Filming “A League of Their Own,” Carlson vividly makes clear, was a gargantuan effort. There were “actresses who can’t play baseball” and “baseball players who can’t act,” Penny Marshall said.
The stadium in Evansville, Ind., was rebuilt to look like it was in the 1940s “when the players and extras were in costume,” Carlson writes, “it was easy to lose track of what year it was.”
“No Crying in Baseball” isn’t written for a queer audience. But, Carlson doesn’t pull any punches.
Many of the real-life AAGPBL players who O’Donnell met had same-sex partners, O’Donnell told Carlson.
“When Penny, angling for a broad box-office hit chose to ignore the AAGPGL’s queer history,” Carlson writes, “she perpetuated a cycle of silence that muzzled athletes and actresses alike from coming out on the wider stage.”
“It was, as they say, a different time,” she adds.
Fortunately, Carlson’s book isn’t preachy. Marshall nicknames O’Donnell and Madonna (who become buddies) “Ro” and “Mo.” Kodak is so grateful for the one million feet of film that Marshall shot that it brings in a high school marching band. Along with a lobster lunch. One day, an assistant director “streaked the set to lighten the mood,” Carlson writes.
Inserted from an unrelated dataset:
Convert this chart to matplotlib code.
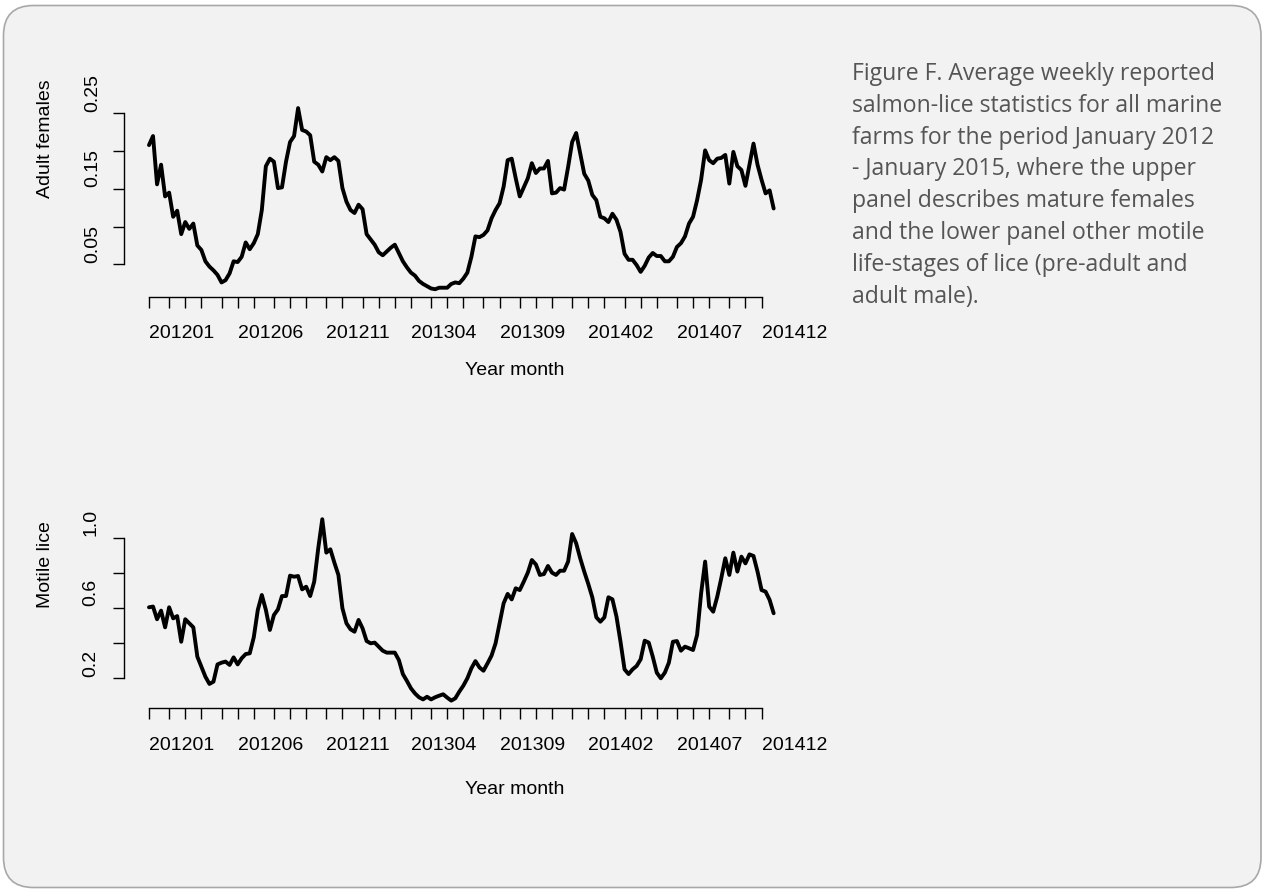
import matplotlib
matplotlib.use("Agg")
import matplotlib.pyplot as plt
from matplotlib.patches import FancyBboxPatch
import numpy as np
import pandas as pd

# ---------------------------------------------------------------- data
adult_females = [
    0.208, 0.220, 0.156, 0.182, 0.140, 0.145, 0.113, 0.121, 0.090, 0.106,
    0.097, 0.104, 0.075, 0.069, 0.054, 0.047, 0.042, 0.036, 0.026, 0.029,
    0.038, 0.054, 0.053, 0.060, 0.079, 0.070, 0.078, 0.090, 0.122, 0.180,
    0.190, 0.186, 0.151, 0.152, 0.186, 0.212, 0.220, 0.257, 0.228, 0.226,
    0.221, 0.186, 0.182, 0.173, 0.192, 0.188, 0.192, 0.187, 0.151, 0.133,
    0.122, 0.118, 0.129, 0.123, 0.090, 0.083, 0.076, 0.066, 0.062, 0.067,
    0.072, 0.076, 0.065, 0.054, 0.046, 0.039, 0.035, 0.028, 0.024, 0.021,
    0.018, 0.017, 0.019, 0.019, 0.019, 0.024, 0.026, 0.025, 0.031, 0.039,
    0.060, 0.087, 0.086, 0.089, 0.095, 0.111, 0.122, 0.131, 0.153, 0.188,
    0.190, 0.164, 0.140, 0.152, 0.164, 0.184, 0.171, 0.177, 0.177, 0.187,
    0.144, 0.145, 0.151, 0.149, 0.179, 0.212, 0.224, 0.197, 0.170, 0.161,
    0.142, 0.135, 0.113, 0.111, 0.106, 0.117, 0.109, 0.093, 0.064, 0.056,
    0.056, 0.049, 0.040, 0.048, 0.059, 0.065, 0.061, 0.061, 0.054, 0.054,
    0.060, 0.073, 0.078, 0.087, 0.104, 0.113, 0.135, 0.162, 0.201, 0.188,
    0.184, 0.190, 0.191, 0.195, 0.157, 0.199, 0.180, 0.175, 0.154, 0.182,
    0.210, 0.182, 0.162, 0.144, 0.148, 0.124,
]

motile_lice = [
    0.604, 0.608, 0.536, 0.585, 0.490, 0.604, 0.541, 0.554, 0.408, 0.536,
    0.513, 0.490, 0.323, 0.266, 0.209, 0.168, 0.181, 0.279, 0.289, 0.295,
    0.276, 0.319, 0.279, 0.314, 0.338, 0.342, 0.433, 0.589, 0.674, 0.589,
    0.475, 0.560, 0.592, 0.668, 0.668, 0.784, 0.778, 0.782, 0.706, 0.721,
    0.668, 0.750, 0.940, 1.105, 0.915, 0.934, 0.858, 0.788, 0.598, 0.513,
    0.479, 0.465, 0.532, 0.484, 0.412, 0.399, 0.403, 0.380, 0.357, 0.346,
    0.346, 0.346, 0.304, 0.224, 0.185, 0.143, 0.114, 0.092, 0.080, 0.095,
    0.080, 0.092, 0.101, 0.109, 0.090, 0.073, 0.086, 0.124, 0.158, 0.200,
    0.257, 0.298, 0.262, 0.243, 0.285, 0.329, 0.399, 0.513, 0.627, 0.680,
    0.649, 0.712, 0.702, 0.750, 0.801, 0.873, 0.848, 0.788, 0.793, 0.839,
    0.801, 0.788, 0.812, 0.812, 0.864, 1.021, 0.968, 0.883, 0.807, 0.737,
    0.661, 0.547, 0.522, 0.547, 0.661, 0.649, 0.551, 0.408, 0.251, 0.224,
    0.251, 0.270, 0.308, 0.414, 0.403, 0.323, 0.232, 0.200, 0.232, 0.289,
    0.408, 0.412, 0.357, 0.380, 0.371, 0.361, 0.446, 0.683, 0.864, 0.608,
    0.579, 0.664, 0.769, 0.883, 0.788, 0.915, 0.807, 0.892, 0.854, 0.905,
    0.896, 0.807, 0.702, 0.693, 0.646, 0.570,
]

first_week = "2012-01-02"
month_labels = ["201201", "201206", "201211", "201304",
                "201309", "201402", "201407", "201412"]
label_every = 5

adult_ticks = [0.05, 0.10, 0.15, 0.20, 0.25]
adult_ticklabels = ["0.05", "", "0.15", "", "0.25"]
motile_ticks = [0.2, 0.4, 0.6, 0.8, 1.0]
motile_ticklabels = ["0.2", "", "0.6", "", "1.0"]

caption_lines = [
    "Figure F. Average weekly reported",
    "salmon-lice statistics for all marine",
    "farms for the period January 2012",
    "- January 2015, where the upper",
    "panel describes mature females",
    "and the lower panel other motile",
    "life-stages of lice (pre-adult and",
    "adult male).",
]

# ---------------------------------------------------------------- setup
W, H = 1262, 889
fig = plt.figure(figsize=(W / 100, H / 100), dpi=100)
fig.patch.set_facecolor("white")

LABEL_FONT = ["Liberation Sans", "DejaVu Sans"]
FS = 14

# rounded card behind everything, with the caption
bg = fig.add_axes([0, 0, 1, 1])
bg.set_xlim(0, W)
bg.set_ylim(H, 0)
bg.axis("off")
bg.add_patch(FancyBboxPatch((3.5, 5.5), W - 4.5, H - 7.0,
                            boxstyle="round,pad=0,rounding_size=30",
                            fc="#f2f2f2", ec="#a8a8a8", lw=1.2))
for k, line in enumerate(caption_lines):
    bg.text(852, 80 + 31.8 * k, line, family=["Open Sans", "DejaVu Sans"],
            fontsize=16.6, color="#555555", ha="left", va="baseline")

# weekly index and monthly tick positions
weeks = pd.date_range(first_week, periods=len(adult_females), freq="7D")
idx = np.arange(len(weeks))
months = weeks.to_period("M")
tick_idx = idx[~months.duplicated()]


def panel(top_px, bottom_px, ylim, values, yticks, yticklabels, ylabel,
          ylabel_center, xlab_y, xtitle_y, ylab_x):
    left_px, right_px = 124.0, 793.8
    ax = fig.add_axes([left_px / W, 1 - bottom_px / H,
                       (right_px - left_px) / W, (bottom_px - top_px) / H])
    ax.set_facecolor("none")
    ax.set_xlim(-6.2, 160)
    ax.set_ylim(*ylim)
    ax.plot(idx, values, color="black", lw=2.8,
            solid_joinstyle="round", solid_capstyle="round", clip_on=False)

    for s in ("top", "right"):
        ax.spines[s].set_visible(False)
    ax.spines["left"].set_bounds(yticks[0], yticks[-1])
    ax.spines["bottom"].set_bounds(tick_idx[0], tick_idx[-1])
    for s in ("left", "bottom"):
        ax.spines[s].set_linewidth(1.0)
        ax.spines[s].set_color("black")

    ax.set_yticks(yticks)
    ax.set_xticks(tick_idx)
    ax.set_yticklabels([])
    ax.set_xticklabels([])
    ax.tick_params(direction="out", length=7.7, width=1.0, color="black")

    # y tick labels: rotated, starting at their tick
    for v, lab in zip(yticks, yticklabels):
        if lab:
            ax.annotate(lab, xy=(ylab_x, v), xycoords=("figure pixels", "data"),
                        xytext=(0, 1.5), textcoords="offset pixels",
                        rotation=90, ha="center", va="bottom",
                        family=LABEL_FONT, fontsize=FS, annotation_clip=False)

    # x tick labels: every fifth month, starting at their tick
    for j, lab in enumerate(month_labels):
        ax.annotate(lab, xy=(tick_idx[j * label_every], H - xlab_y),
                    xycoords=("data", "figure pixels"),
                    ha="left", va="center", family=LABEL_FONT, fontsize=FS,
                    annotation_clip=False)

    fig.text(515 / W, 1 - xtitle_y / H, "Year month", ha="center", va="center",
             family=LABEL_FONT, fontsize=FS)
    fig.text(45 / W, 1 - ylabel_center / H, ylabel, rotation=90,
             ha="center", va="center", family=LABEL_FONT, fontsize=FS)
    return ax


panel(90.0, 297.0, (0.0067, 0.281), adult_females, adult_ticks,
      adult_ticklabels, "Adult females", 139, 333, 371, 93)
panel(505.0, 708.0, (0.031, 1.186), motile_lice, motile_ticks,
      motile_ticklabels, "Motile lice", 565, 746, 790, 91)

fig.savefig("out.png", dpi=100, facecolor="white")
“No Crying in Baseball,” is slow-going at first. Marshall, who died in 2018, became famous as Laverne in “Laverne & Shirley.” It’s interesting to read about her. But Carlson devotes so much time to Marshall’s bio that you wonder when she’ll get to “A League of Their Own.”
Thankfully, after a couple of innings, the intriguing story of one of the best movies ever is told.
You’ll turn the pages of “No Crying in Baseball” even if you don’t know a center fielder from a short stop.